The grant was announced Nov. 17, 2008, at the annual Ready for Commercialization conference in Austin .

The grant will be used to operate and staff a newly established center for the research, development and commercialization of multifunctional materials to drive the development and innovation for the next generation of devices used in the fields of energy, security and health.

The establishment of the materials growth facility has been a priority of Texas State President Denise Trauth and Provost Perry Moore.

Trauth said, “This is a momentous event for Texas State. It takes us to a new level of prestige within the research community and allows us to better serve our students and the state of Texas."

Tom Myers, professor and director of the MSE program, said, “The establishment of this materials growth capability at Texas State will allow us to attract additional world-class researchers, especially those with an interest in solving real-world problems that have commercial applications and societal impact."

The term “multifunctional materials" refers to the use of a material or class of materials for multiple functions. Information processing and high-density, light-weight information storage are applications that could reap immediate benefits from the field of study, but other, more diverse uses include more efficient solar power generation and entirely new classical and quantum approaches to computing and communication. The federal government has even expressed interest in sophisticated, next-generation sensors that could be developed from this research for homeland security purposes.

Terry Golding, holder of the University Chair in Materials Science and Engineering, and director of Texas State's Center for Research Commercialization, said, “This will give Texas State an unprecedented capability in terms of different types of electronics materials that can be produced and researched. In effect, this immediately places Texas State at the center of multifunctional materials research."

The MSE program is a collaborative effort involving the chemistry, biochemistry, physics, technology and engineering programs at Texas State, as well as the Nanomaterials Application Center, the Center for Nanophase Research, the Center for Coatings and Biobased Technology and the Institute for Environmental and Industrial Science.

Gary Beall, associate professor of chemistry and associate director of the MSE Program, said, “The interdisciplinary research fostered by the study of multifunctional materials is also having a strong impact on student education, allowing them to be a better-prepared resource for emerging high-tech industries within the State of Texas."

One of the key roles of the MSE program is to nurture and expand the expertise and talent necessary to foster new fields, industries and technologies. Research conducted within the program will have an immediate impact on the Texas economy, and is expected to attract additional federal research funding as it produces new commercial endeavors in support of civilian, defense and security applications.

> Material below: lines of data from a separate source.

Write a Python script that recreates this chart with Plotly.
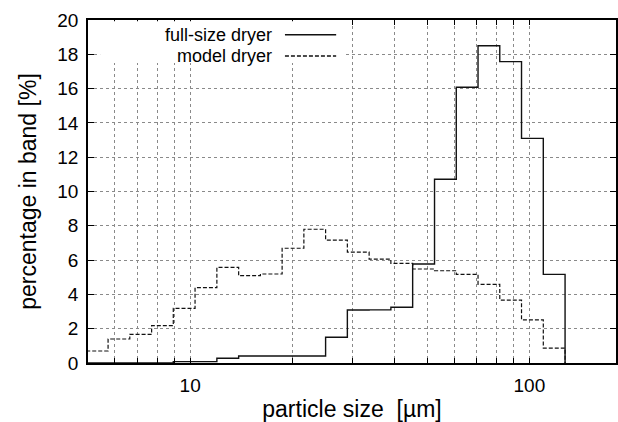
import plotly.graph_objects as go

# bin edges of the particle size classes [µm]
bin_edges = [4.94, 5.73, 6.64, 7.70, 8.92, 10.34, 11.99, 13.90, 16.11, 18.67, 21.64,
             25.08, 29.07, 33.70, 39.06, 45.28, 52.53, 60.88, 70.57, 81.79, 94.8,
             109.9, 127.4]

# percentage in band for each class
full_size = [0, 0, 0, 0, 0.08, 0.08, 0.28, 0.41, 0.41, 0.41, 0.41,
             1.50, 3.09, 3.10, 3.25, 5.77, 10.71, 16.08, 18.50, 17.57, 13.10, 5.17]
model = [0.70, 1.40, 1.67, 2.18, 3.19, 4.39, 5.58, 5.09, 5.19, 6.69, 7.80,
         7.17, 6.47, 6.06, 5.81, 5.48, 5.38, 5.17, 4.59, 3.67, 2.51, 0.87]

x_gridvals = [5, 6, 7, 8, 9, 10, 20, 30, 40, 50, 60, 70, 80, 90, 100]
x_ticktext = ["" if v not in (10, 100) else str(v) for v in x_gridvals]
y_tickvals = list(range(0, 21, 2))

FONT = "Liberation Sans, Arial, Helvetica, sans-serif"

fig = go.Figure()
fig.add_trace(go.Scatter(x=bin_edges, y=full_size + [0], mode="lines", line_shape="hv",
                         line=dict(color="#111111", width=1.4), name="full-size dryer",
                         showlegend=False))
fig.add_trace(go.Scatter(x=bin_edges, y=model + [0], mode="lines", line_shape="hv",
                         line=dict(color="#111111", width=1.2, dash="4px,2px"),
                         name="model dryer", showlegend=False))

# gnuplot-style key: white box, right-aligned labels, sample lines at right
fig.add_shape(type="rect", xref="paper", yref="paper", x0=0.023, x1=0.487, y0=0.875, y1=0.996,
              fillcolor="white", line_width=0, layer="above")
legend_rows = [("full-size dryer", "solid", 0.957), ("model dryer", "4px,2px", 0.895)]
for label, dash, yy in legend_rows:
    fig.add_annotation(text=label, xref="paper", yref="paper", x=0.352, y=yy,
                       xanchor="right", yanchor="middle", showarrow=False,
                       font=dict(family=FONT, size=18, color="black"))
    fig.add_shape(type="line", xref="paper", yref="paper", x0=0.373, x1=0.470, y0=yy, y1=yy,
                  line=dict(color="#111111", width=1.3, dash=dash), layer="above")

fig.update_layout(
    width=618, height=422,
    margin=dict(l=88, r=2, t=20, b=59),
    paper_bgcolor="white", plot_bgcolor="white",
    font=dict(family=FONT, size=19, color="black"),
    showlegend=False,
    xaxis=dict(type="log", range=[0.69897, 2.2553], tickvals=x_gridvals, ticktext=x_ticktext,
               showgrid=True, gridcolor="#8a8a8a", griddash="dot", gridwidth=1,
               showline=True, linecolor="black", linewidth=1.5, mirror="ticks",
               ticks="inside", ticklen=5, tickcolor="black", zeroline=False,
               automargin=False,
               title=dict(text="particle size  [µm]", standoff=14),
               ticklabelstandoff=4),
    yaxis=dict(range=[0, 20], tickvals=y_tickvals,
               showgrid=True, gridcolor="#8a8a8a", griddash="dot", gridwidth=1,
               showline=True, linecolor="black", linewidth=1.5, mirror="ticks",
               ticks="inside", ticklen=6, tickcolor="black", zeroline=False,
               automargin=False,
               title=dict(text="percentage in band [%]", standoff=14),
               ticklabelstandoff=4),
)

fig.write_html("out.html")
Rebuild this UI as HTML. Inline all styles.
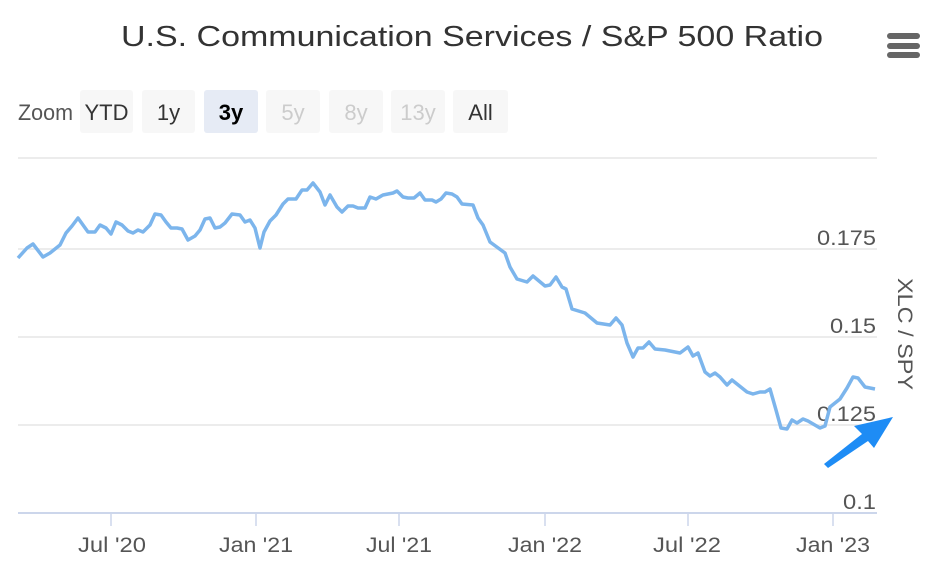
<!DOCTYPE html>
<html><head><meta charset="utf-8"><style>
body{margin:0;background:#fff;width:936px;height:574px;overflow:hidden;font-family:"Liberation Sans",sans-serif}
</style></head><body>
<svg width="936" height="574" xmlns="http://www.w3.org/2000/svg" font-family="Liberation Sans, sans-serif">
<text x="121" y="46" font-size="29" fill="#333" textLength="702" lengthAdjust="spacingAndGlyphs">U.S. Communication Services / S&amp;P 500 Ratio</text>
<g fill="#666"><rect x="887" y="33" width="33" height="6" rx="3"/><rect x="887" y="43" width="33" height="6" rx="3"/><rect x="887" y="52" width="33" height="6" rx="3"/></g>
<text x="18" y="120" font-size="22" fill="#555" textLength="55" lengthAdjust="spacingAndGlyphs">Zoom</text>
<g font-size="22" text-anchor="middle">
<rect x="80" y="90" width="53" height="43" rx="3" fill="#f7f7f7"/><text x="106.5" y="120" fill="#333">YTD</text>
<rect x="142" y="90" width="53" height="43" rx="3" fill="#f7f7f7"/><text x="168.5" y="120" fill="#333">1y</text>
<rect x="204" y="90" width="54" height="43" rx="3" fill="#e6ebf5"/><text x="231" y="120" fill="#000" font-weight="bold">3y</text>
<rect x="266" y="90" width="54" height="43" rx="3" fill="#f7f7f7"/><text x="293" y="120" fill="#ccc">5y</text>
<rect x="329" y="90" width="54" height="43" rx="3" fill="#f7f7f7"/><text x="356" y="120" fill="#ccc">8y</text>
<rect x="391" y="90" width="54" height="43" rx="3" fill="#f7f7f7"/><text x="418" y="120" fill="#ccc">13y</text>
<rect x="453" y="90" width="55" height="43" rx="3" fill="#f7f7f7"/><text x="480.5" y="120" fill="#333">All</text>
</g>
<g stroke="#e6e6e6" stroke-width="1.5">
<line x1="18" y1="158" x2="877" y2="158"/><line x1="18" y1="249" x2="877" y2="249"/><line x1="18" y1="337" x2="877" y2="337"/><line x1="18" y1="425" x2="877" y2="425"/>
</g>
<line x1="18" y1="513" x2="877" y2="513" stroke="#ccd6eb" stroke-width="2"/>
<g stroke="#ccd6eb" stroke-width="1.5"><line x1="111" y1="513" x2="111" y2="526"/><line x1="256" y1="513" x2="256" y2="526"/><line x1="399" y1="513" x2="399" y2="526"/><line x1="545" y1="513" x2="545" y2="526"/><line x1="688" y1="513" x2="688" y2="526"/><line x1="833" y1="513" x2="833" y2="526"/></g>
<g font-size="21" fill="#555">
<text x="78" y="552" textLength="68" lengthAdjust="spacingAndGlyphs">Jul '20</text><text x="219" y="552" textLength="74" lengthAdjust="spacingAndGlyphs">Jan '21</text><text x="366" y="552" textLength="66" lengthAdjust="spacingAndGlyphs">Jul '21</text><text x="508" y="552" textLength="74" lengthAdjust="spacingAndGlyphs">Jan '22</text><text x="653" y="552" textLength="68" lengthAdjust="spacingAndGlyphs">Jul '22</text><text x="796" y="552" textLength="74" lengthAdjust="spacingAndGlyphs">Jan '23</text>
</g>
<g font-size="21" fill="#555">
<text x="817" y="245" textLength="59" lengthAdjust="spacingAndGlyphs">0.175</text><text x="830" y="333" textLength="46" lengthAdjust="spacingAndGlyphs">0.15</text><text x="817" y="421" textLength="59" lengthAdjust="spacingAndGlyphs">0.125</text><text x="843" y="509" textLength="33" lengthAdjust="spacingAndGlyphs">0.1</text>
</g>
<text transform="translate(898,278) rotate(90)" font-size="21" fill="#555" textLength="112" lengthAdjust="spacingAndGlyphs">XLC / SPY</text>
<polyline fill="none" stroke="#7cb5ec" stroke-width="3.5" stroke-linejoin="round" points="18,258 27,248 33,244 43,257 50,253 60,245 66,233 72,226 78,218 88,232 95,232 100,225 106,228 111,234 116,222 122,225 128,231 133,233 138,230 143,232 150,225 155,214 161,215 166,222 171,228 177,228 182,229 188,240 195,236 200,230 205,219 210,218 215,228 220,227 225,223 232,214 240,215 245,222 250,220 255,228 260,248 264,232 270,221 276,215 283,204 288,199 296,199 302,190 307,190 313,183 320,192 325,205 330,195 337,207 342,212 348,206 353,206 358,208 365,208 370,197 376,199 383,195 393,193 397,191 403,197 408,198 414,198 420,193 425,200 432,200 436,202 441,199 446,193 452,194 457,197 462,204 473,205 478,218 483,225 490,242 505,253 510,267 517,279 527,282 533,276 545,286 550,285 556,277 562,287 566,289 572,309 585,313 597,323 610,325 616,318 622,325 627,343 633,357 638,348 643,348 649,342 655,349 665,350 680,353 688,347 693,356 698,353 705,372 710,376 715,373 720,377 727,385 732,380 747,392 753,394 760,392 765,392 770,389 776,410 781,428 787,429 792,420 797,423 803,419 808,421 820,428 825,426 830,407 840,399 847,388 853,377 858,378 865,387 875,389"/>
<polygon points="824,464 862,434 854,426 893,417 874,448 868,441 828,468" fill="#1e8cf5"/>
</svg>
</body></html>
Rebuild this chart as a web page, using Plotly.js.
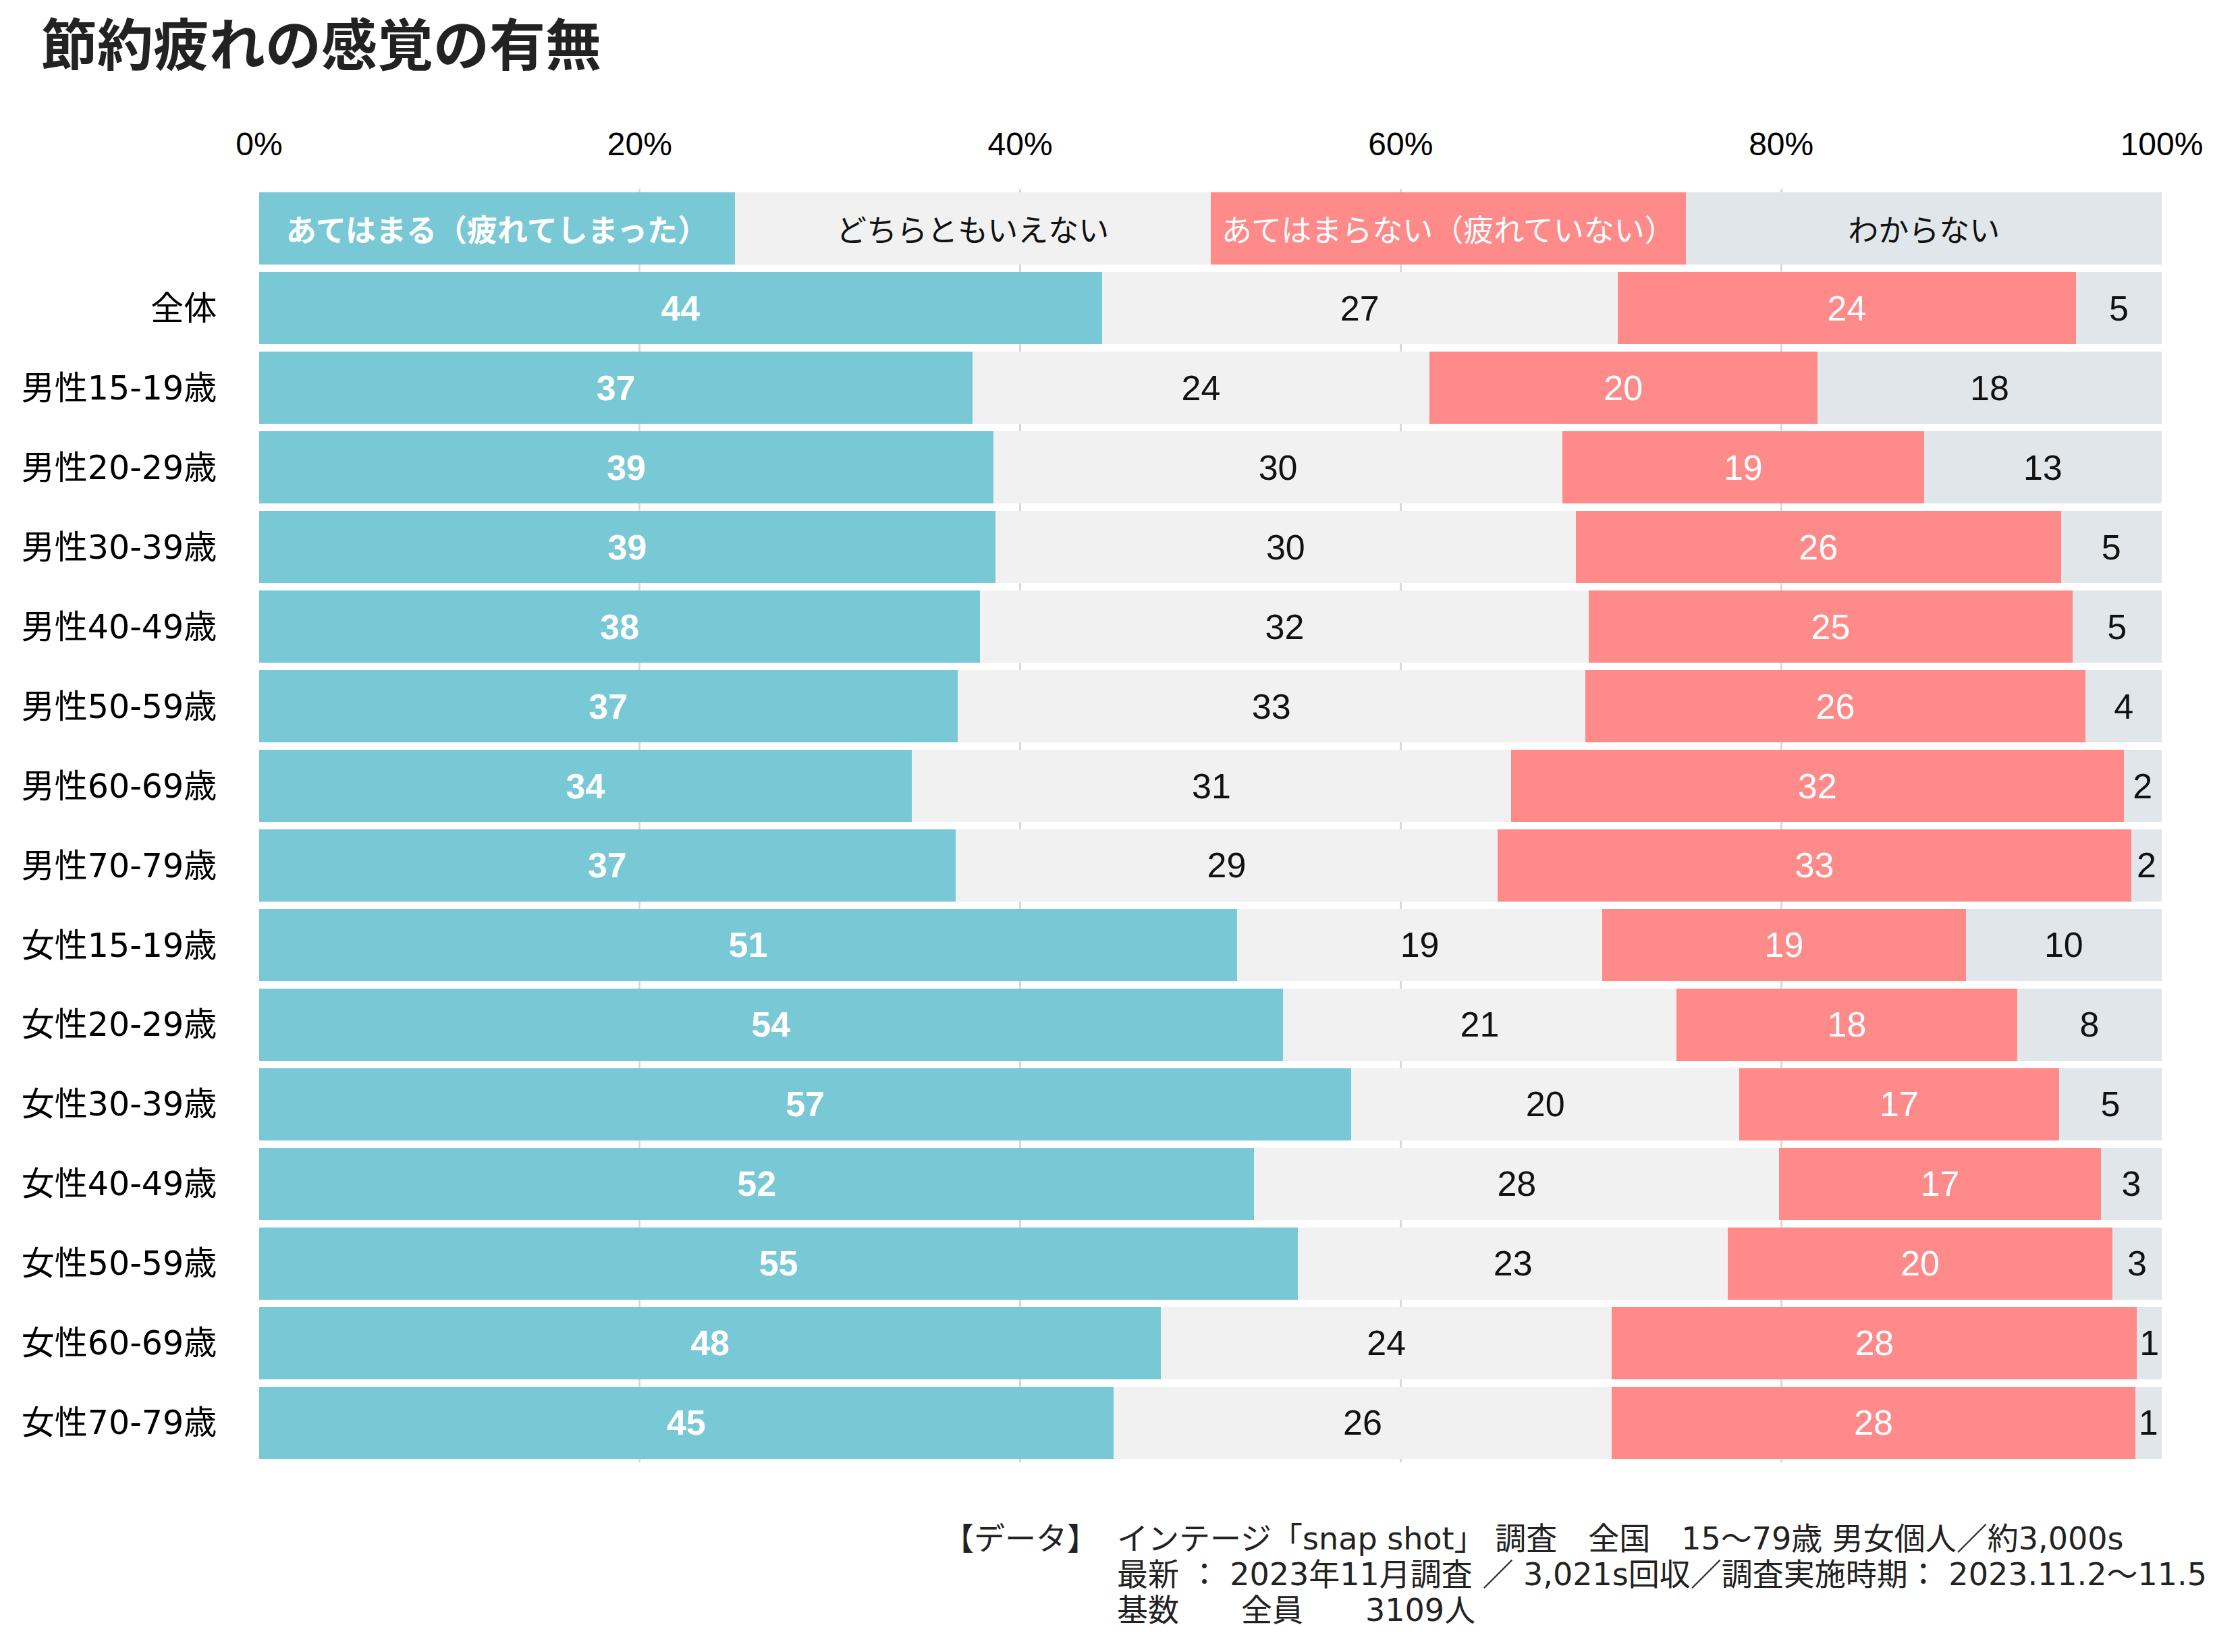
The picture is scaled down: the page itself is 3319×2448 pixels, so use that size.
<!DOCTYPE html>
<html>
<head>
<meta charset="utf-8">
<script src="https://cdn.plot.ly/plotly-3.0.1.min.js"></script>
<style>html,body{margin:0;padding:0;background:#fff;}#chart{width:3319px;height:2448px;}</style>
</head>
<body>
<div id="chart"></div>
<script>
const chartTitle = "節約疲れの感覚の有無";
const categories = ["全体","男性15-19歳","男性20-29歳","男性30-39歳","男性40-49歳","男性50-59歳","男性60-69歳","男性70-79歳","女性15-19歳","女性20-29歳","女性30-39歳","女性40-49歳","女性50-59歳","女性60-69歳","女性70-79歳"];
const seriesNames = ["あてはまる（疲れてしまった）","どちらともいえない","あてはまらない（疲れていない）","わからない"];
const atehamaru    = [44.3,37.5,38.6,38.7,37.9,36.7,34.3,36.6,51.4,53.8,57.4,52.3,54.6,47.4,44.9];
const dochiramo    = [27.1,24.0,29.9,30.5,32.0,33.0,31.5,28.5,19.2,20.7,20.4,27.6,22.6,23.7,26.2];
const atehamaranai = [24.1,20.4,19.0,25.5,25.4,26.3,32.2,33.3,19.1,17.9,16.8,16.9,20.2,27.6,27.5];
const wakaranai    = [4.5,18.1,12.5,5.3,4.7,4.0,2.0,1.6,10.3,7.6,5.4,3.2,2.6,1.3,1.4];
const labelsAtehamaru    = [44,37,39,39,38,37,34,37,51,54,57,52,55,48,45];
const labelsDochiramo    = [27,24,30,30,32,33,31,29,19,21,20,28,23,24,26];
const labelsAtehamaranai = [24,20,19,26,25,26,32,33,19,18,17,17,20,28,28];
const labelsWakaranai    = [5,18,13,5,5,4,2,2,10,8,5,3,3,1,1];
const headerShare = 25;
const tickVals = [0,20,40,60,80,100];
const tickLabels = ["0%","20%","40%","60%","80%","100%"];
const sourceHead = "【データ】";
const sourceLines = [
  "インテージ「snap shot」 調査　全国　15〜79歳 男女個人／約3,000s",
  "最新 ： 2023年11月調査 ／ 3,021s回収／調査実施時期： 2023.11.2〜11.5",
  "基数　　全員　　3109人"
];

const CJK = "Noto Sans CJK JP";
const MIX = "DejaVu Sans, Noto Sans CJK JP";
const NUM = "Liberation Sans, Arial, sans-serif";
const colors = ["#79C8D5","#F1F1F1","#FF8A8A","#E1E6EA"];
const textColors = ["#ffffff","#111111","#ffffff","#111111"];
const weights = ["bold","normal","normal","normal"];
const allValues = [atehamaru, dochiramo, atehamaranai, wakaranai];
const allLabels = [labelsAtehamaru, labelsDochiramo, labelsAtehamaranai, labelsWakaranai];

const yPos = [0].concat(categories.map((c,i)=>i+1));
const traces = seriesNames.map((name, s) => ({
  type: "bar",
  orientation: "h",
  name: name,
  y: yPos,
  x: [headerShare].concat(allValues[s]),
  text: [name].concat(allLabels[s].map(String)),
  textposition: "inside",
  insidetextanchor: "middle",
  textangle: 0,
  constraintext: "none",
  textfont: {
    family: [CJK].concat(allLabels[s].map(()=>NUM)),
    size: [45].concat(allLabels[s].map(()=>52)),
    color: textColors[s],
    weight: weights[s]
  },
  marker: {color: colors[s], line: {width: 0}},
  hoverinfo: "skip"
}));

const lineY = [2280, 2333, 2386];
const toPaperY = v => -(v - 2167) / 1887;
const annotations = [
  {xref: "paper", yref: "paper", x: (1395-384)/2819, y: toPaperY(lineY[0]),
   xanchor: "left", yanchor: "middle", showarrow: false, align: "left",
   text: sourceHead, font: {family: MIX, size: 46, color: "#222222"}}
].concat(sourceLines.map((t, i) => ({
  xref: "paper", yref: "paper", x: (1653-384)/2819, y: toPaperY(lineY[i]),
  xanchor: "left", yanchor: "middle", showarrow: false, align: "left",
  text: t, font: {family: MIX, size: 46, color: "#222222"}
})));

const layout = {
  width: 3319, height: 2448,
  barmode: "stack",
  bargap: 0.093,
  showlegend: false,
  paper_bgcolor: "#ffffff",
  plot_bgcolor: "#ffffff",
  margin: {l: 384, r: 116, t: 280, b: 281, pad: 0},
  title: {
    text: "<b>" + chartTitle + "</b>",
    font: {family: CJK, size: 83, color: "#222222"},
    x: 61/3319, xref: "container", xanchor: "left",
    y: 1 - 68/2448, yref: "container", yanchor: "middle"
  },
  xaxis: {
    side: "top",
    range: [0, 100],
    tickvals: tickVals,
    ticktext: tickLabels,
    tickfont: {family: NUM, size: 48, color: "#000000"},
    ticks: "outside", ticklen: 30, tickcolor: "rgba(0,0,0,0)",
    showgrid: true, gridcolor: "#D9D9D9", gridwidth: 3,
    zeroline: false, showline: false, fixedrange: true
  },
  yaxis: {
    range: [15.5, -0.5],
    tickvals: yPos,
    ticktext: [""].concat(categories),
    tickfont: {family: MIX, size: 49, color: "#000000"},
    ticks: "outside", ticklen: 52, tickcolor: "rgba(0,0,0,0)",
    showgrid: false, zeroline: false, showline: false, fixedrange: true
  },
  annotations: annotations
};

Plotly.newPlot("chart", traces, layout, {staticPlot: true, displayModeBar: false});
</script>
</body>
</html>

“Such developments are at the forefront of current science and technology and promise to provide breakthroughs that can strengthen current industries and facilitate the emergence of entirely new industries," said Bill Covington, associate vice president for research and federal affairs.

The multifunctional materials center has also been supported by equipment gifts from Freescale Semiconductor and Motorola.

Freescale Semiconductor donated a molecular beam epitaxy tool and related equipment valued at more than $4 million. Motorola has donated a dual chamber production type molecular beam epitaxy system in support of the materials science program at Texas State.

The grant from the Texas Emerging Technology Fund was made as part of the program's Research Superiority Acquisition effort. Priority for ETF Research Superiority Acquisition is given to proposals that involve scientific or technical fields that have a reasonable probability of enhancing the state's national and global economic competitiveness, may result in a medical or scientific breakthrough, are interdisciplinary, have or may attract federal and other outside funding for research superiority, and are likely to create a nationally or internationally recognized locus of research superiority.